Staniland’s third scenario, is that ISIS will return to guerrilla warfare and perhaps bide its time before making a comeback. Something along these lines may be more likely. The journalist Patrick Cockburn notes that ISIS leaders probably anticipated the loss of Mosul and Raqqa, and that to fight on, ‘they have prepared bunkers, weapons caches and food stocks in the deserts and semi-deserts between Iraq and Syria where they can hope to ride out the storm and perhaps make a comeback in a few years’ time.’

Staniland outlines how ISIS might ride out storm: ‘Limited state presence and the presence of ethno-sectarian armed groups in the shattered zones along the Euphrates River Valley provide opportunities for ongoing guerrilla warfare, in addition to porous borders and supportive local communities.’

From here ISIS could go the way of the Taliban and make a comeback or simply become a nuisance in the manner of separatist groups like ULFA in Assam. To make comeback, ISIS will need to take advantage of ‘absent, incompetent, and/or predatory state presence to slowly rebuild.’ ISIS did exactly this after its defeat in 2006-08. But this time around, regional governments and great powers are going to be a lot more careful about letting ISIS return.
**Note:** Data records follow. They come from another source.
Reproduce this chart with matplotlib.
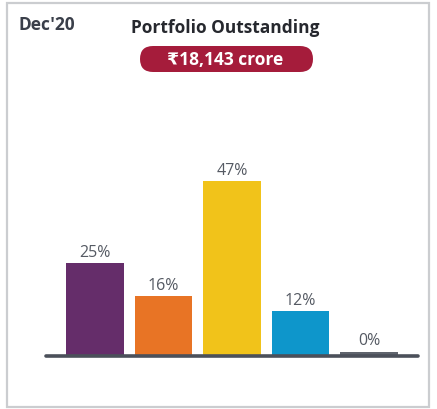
import matplotlib
matplotlib.use("Agg")
import matplotlib.pyplot as plt
from matplotlib.patches import Rectangle, FancyBboxPatch

plt.rcParams['font.family'] = ['Open Sans', 'DejaVu Sans']

# Data
categories = ["A", "B", "C", "D", "E"]
values = [25, 16, 47, 12, 1.2]
labels = ["25%", "16%", "47%", "12%", "0%"]
colors = ["#652d6a", "#e87425", "#f1c31a", "#0e96cb", "#5f646d"]
period = "Dec'20"
title = "Portfolio Outstanding"
total = "₹18,143 crore"

W, H = 437, 410
fig = plt.figure(figsize=(W / 100, H / 100), dpi=100)

def fx(px):
    return px / W

def fy(py):
    return 1 - py / H

# outer border
fig.patches.append(Rectangle((fx(7), fy(408)), fx(429) - fx(7), fy(4) - fy(408),
                             transform=fig.transFigure, fill=False,
                             edgecolor="#cbcdd0", linewidth=1.6))

# bar axes
left, right, bottom, top = 46, 418, 357, 171
ax = fig.add_axes([fx(left), fy(bottom), fx(right) - fx(left), fy(top) - fy(bottom)])
x = list(range(len(categories)))
bars = ax.bar(x, values, width=0.84, color=colors, zorder=2)
ax.set_xlim(-0.715, len(categories) - 1 + 0.715)
ax.set_ylim(0, 50)
base = ax.axhline(0, color="#4b505a", linewidth=2.6, zorder=3, solid_capstyle='round')
base.set_clip_on(False)
for b, lab in zip(bars, labels):
    ax.annotate(lab, (b.get_x() + b.get_width() / 2, b.get_height()),
                xytext=(0, 2.5), textcoords="offset points", ha="center", va="bottom",
                fontsize=11.5, color="#555a63")
ax.axis("off")

# texts
fig.text(fx(19), fy(25), period, fontsize=12.5, fontweight="bold", color="#3a3f4a",
         ha="left", va="center")
fig.text(fx(225), fy(28), title, fontsize=12.5, fontweight="bold", color="#26282e",
         ha="center", va="center")
fig.patches.append(FancyBboxPatch((1.40, (H - 73) / 100), 1.73, 0.26,
                                  boxstyle="round,pad=0,rounding_size=0.13",
                                  transform=fig.dpi_scale_trans, facecolor="#a51c3b",
                                  edgecolor="none"))
fig.text(fx(225), fy(60), total, fontsize=12.5, fontweight="bold", color="white",
         ha="center", va="center")

fig.savefig("out.png", dpi=100)
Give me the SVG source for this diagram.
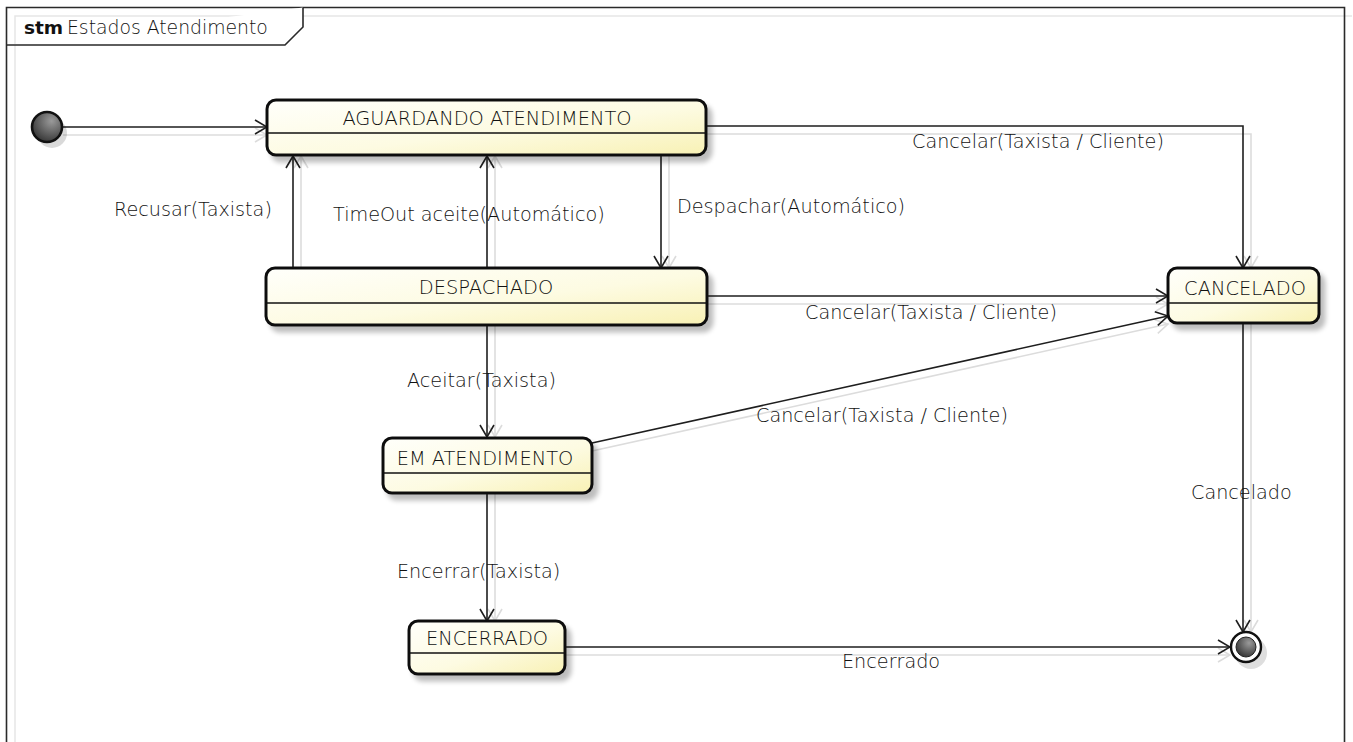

If it doesn’t quite make a resurgence, ISIS might continue low-level attacks. ‘Like ULFA in Assam, ISIS could retain political and military relevance for a long time, but not pose a serious threat, possibly eventually fading away.’ These attacks will undoubtedly include violence against civilians. ISIS may never again become the force it once was, but it’s likely to keep reminding us of its existence with acts of bloodshed.